Business

Slanted Theory is building the future of data visualisation tools

31 Oct, 2017

Slanted Theory is a virtual and augmented reality company from Sheffield that’s adding a new dimension to data visualisation – literally. The startup’s platform allows people to enter their company’s data and visualise it in new 3D ways. Then they can explore it however they want.

Having previously worked in the data and 3D visualisation fields, Slanted Theory’s founders started the new venture a year ago. Since then, the bootstrapped company has been working on various projects while on the lookout for funding.

Laura Smith, co-founder at Slanted Theory, says that visualising data in an immersive, fully manipulable and scalable 3D environment can help businesses analyse and explore their data more efficiently. It allows users to gather real-time insights and interact with data in new collaborative ways that wouldn’t be possible on a traditional 2D screen.

We spoke to Smith to find out more.

What are the benefits of visualising data in VR?

Laura Smith: The platform we created for data visualisation allows for a multiple user interactive and collaborative environment – you can have 10 to 15 people within it looking at the same data and collaborating in order to understand and discover trends in it, drilling down deep into the data.

The great thing about our platform is that it makes it possible to present those visualisations to stakeholders that might not have the HTC Vive or the Oculus Rift. Instead they could use something like the Samsung Gear VR to sit, watch, interact and talk to people in the environment about the data being presented to them.

The benefit of putting data into a VR world is that you have infinite space in there, so you can do whatever you want. Visualisations that use multiple metrics and multi-dimensional data can be explored in ways that you just can’t in 2D. That in turn provides you with more insights to explore, the more you overlay and incorporate new data the better informed you are.

What similarities are there between 2D and 3D data visualisation?

There’s data analysis, which is about asking the right questions of your data when it’s in its 2D form. Our goal is to improve upon self-analytics. Users can traverse 3D environments without pre-planned questions to explore data to their heart’s content and find things they might not have necessarily found if exploring in a 2D environment. There, you would be limited by the real-estate of a monitor, or predefined charts, so to speak.

How does visualising data in AR require a different approach to VR?

VR lends itself to the exploration of both historical and real-time data in an infinite world. When you think about AR, you’re looking at data analysis in a different way –  operational real-time views become more effective.

We’ve done demonstrations where we’ve used AR in an an office environment to walk around and hold up your tablet or phone at an employee and bring up their real-time employee KPIs and look at the data associated with that person, the idea being that you can give support and positive interventions there and then.

It’s more about impacting that employee to make their environment or whatever they’re working on at the time a better place. So you don’t want to see somebody struggling and leave them – you would intervene and suggest something. It’s about having the real-time information at your fingertips straight away for you to provide that interaction.

Can you tell us about some of the projects you’ve worked on?

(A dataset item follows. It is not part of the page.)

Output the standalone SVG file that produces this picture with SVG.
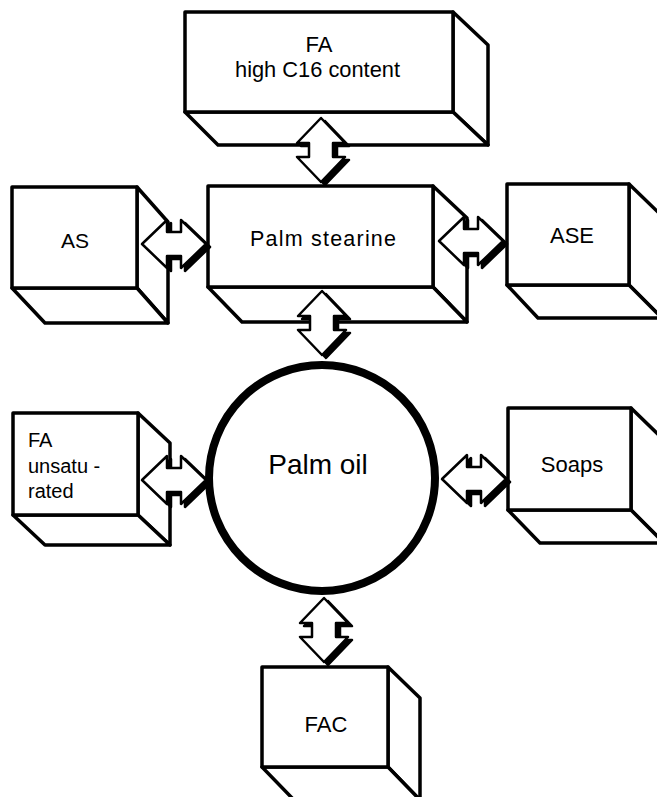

We don’t have too much experience in the hydrological space, but we recently went to an event at Leeds University to show off a VR application that allowed us to display 100 years’ worth of UK rainfall data. We created it in three days.

Our aim was to create an example environment that would really let people think about how the data could not only tell a story, but allow them to explore any future data that they would have. Users could pull in water and landscape data by turning valves to filter down a whole years’ worth of data into months, displayed in test tubes. It got people thinking which was good.

As part of another project we created a data universe, so to speak, for a client who was interested in the concept of seeing all their partner data in one space. We used spatial awareness to understand what data needed immediate attention, and what data didn’t.

Partners were displayed as planets and could be pulled in by users who wanted to drill down into that information in a collaborative way, looking for correlations and trends in data, and do benchmarking against other partners and people within the same environment.

How can those sorts of immersive environments help aid the reading of data?

The great thing about the tech is that it’s so immersive. Using sensory feedback through sound and touch, such as force-feedback, you can create real impact to your data storylines. Some people loved the water rushing into the test tubes, and others even asked if we could’ve made it so that the water rose up around their feet instead of in the test tubes.

VR makes your body really think you’re there – there are some great psychological studies about that. In that sense, putting people in an environment where they think they’re drowning is probably not the best thing to do!

What is the grand plan for the company?

Our vision at the moment is to create the next generation of enterprise data analysis/visualisation tools.  That platform is predominantly VR, but our roadmap is to move it from VR into mixed reality, which gives you a combination of historical and operational views, allowing for intervention in real-time.

The great thing about mixed reality is that you can still function in your own environment, so it’s all about providing the user with enough information to support their decision-making throughout the day.